Senior party figures are already briefing against Nuttall and his team in the Telegraph, whose proprietors are chummy with the beer-swilling Farage-Banks axis. They deride him for his efforts to turn Ukip into “NiceKip” or “Nukip” in order to appeal to more women voters, and for the heavy-handedness of his pitch to Labour voters (“There were times when I wondered whether I’ve got a purple rosette or a red one on”, one told the paper). 

It is Nuttall’s policy advisers - the anti-Farage awkward squad of Suzanne Evans, MEP Patrick O’Flynn (who famously branded Farage "snarling, thin-skinned and aggressive") and former leadership candidate Lisa Duffy – come in for the harshest criticism. Herein lies the leader's almost impossible task. Despite having pitched to members as a unity candidate, the two sides’ visions for Ukip are irreconcilable – one urges him to emulate Trump (who Nuttall says he would not have voted for), and the other urges a more moderate tack. 

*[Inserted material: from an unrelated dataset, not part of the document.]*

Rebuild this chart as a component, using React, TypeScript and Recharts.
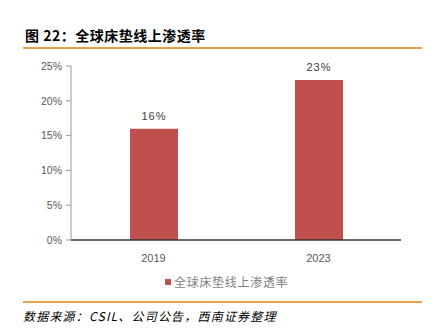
import React from "react";
import { BarChart, Bar, XAxis, YAxis, LabelList } from "recharts";

const categories = ["2019", "2023"];
const penetration = [0.16, 0.23];
const yTicks = [0, 0.05, 0.1, 0.15, 0.2, 0.25];
const seriesName = "全球床垫线上渗透率";
const title = "图 22：全球床垫线上渗透率";
const source = "数据来源：CSIL、公司公告，西南证券整理";

const data = categories.map((c, i) => ({ year: c, value: penetration[i] }));
const pct = (v: number) => `${Math.round(v * 100)}%`;

export default function App() {
  return (
    <div style={{ position: "absolute", left: 0, top: 0, width: 432, height: 332, background: "#fff", overflow: "hidden" }}>
      <div style={{ position: "absolute", left: 25, top: 26, fontFamily: "'Noto Sans CJK SC', sans-serif", fontWeight: 700, fontSize: 14, color: "#000", lineHeight: "18px", letterSpacing: 0.5, whiteSpace: "nowrap" }}>
        {title}
      </div>
      <div style={{ position: "absolute", left: 23, top: 47, width: 399, height: 2, background: "#E3A24A" }} />
      <div style={{ position: "absolute", left: 0, top: 0 }}>
        <BarChart width={432} height={332} data={data} margin={{ top: 66, right: 31, bottom: 62, left: 0 }}>
          <XAxis
            dataKey="year"
            tickLine={false}
            axisLine={{ stroke: "#333", strokeWidth: 1.5 }}
            tick={{ fill: "#595959", fontSize: 11, fontFamily: "'Liberation Sans', Arial, sans-serif" }}
            tickMargin={8}
            height={30}
          />
          <YAxis
            width={71}
            domain={[0, 0.25]}
            ticks={yTicks}
            tickFormatter={pct}
            axisLine={{ stroke: "#999" }}
            tickLine={{ stroke: "#999" }}
            tickSize={5}
            tickMargin={4}
            tick={{ fill: "#595959", fontSize: 10.5, fontFamily: "'Liberation Sans', Arial, sans-serif" }}
          />
          <Bar dataKey="value" name={seriesName} fill="#C0504D" barSize={48} isAnimationActive={false}>
            <LabelList dataKey="value" position="top" offset={9} formatter={(v: any) => pct(Number(v))} style={{ fill: "#404040", fontSize: 11, fontFamily: "'Liberation Sans', Arial, sans-serif", letterSpacing: 1 }} />
          </Bar>
        </BarChart>
      </div>
      <div style={{ position: "absolute", left: 165, top: 273, display: "flex", alignItems: "center", whiteSpace: "nowrap" }}>
        <div style={{ width: 6, height: 6, background: "#C0504D", marginRight: 3 }} />
        <span style={{ fontFamily: "'Noto Sans CJK SC', sans-serif", fontSize: 12, color: "#7f7f7f", letterSpacing: 0.7, lineHeight: "18px" }}>{seriesName}</span>
      </div>
      <div style={{ position: "absolute", left: 23, top: 301, width: 399, height: 2, background: "#E3A24A" }} />
      <div style={{ position: "absolute", left: 23, top: 307, fontFamily: "'Noto Sans CJK SC', sans-serif", fontStyle: "italic", fontSize: 12, color: "#000", letterSpacing: 1.2, lineHeight: "18px", whiteSpace: "nowrap" }}>
        {source}
      </div>
    </div>
  );
}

Endorsing his leader on Question Time last night, Ukip’s sole MP Douglas Carswell blamed the legacy of the party’s Tea Party-inspired 2015 general election campaign, which saw Farage complain about foreigners with HIV using the NHS in ITV’s leaders debate, for the party’s poor performance in Stoke. Others, such as MEP Bill Etheridge, say precisely the opposite – that Nuttall must be more like Farage. 

Neither side has yet called for Nuttall’s head. He insists he is “not going anywhere”. With his febrile party no stranger to abortive coup and counter-coup, he is unlikely to be the one who has the final say.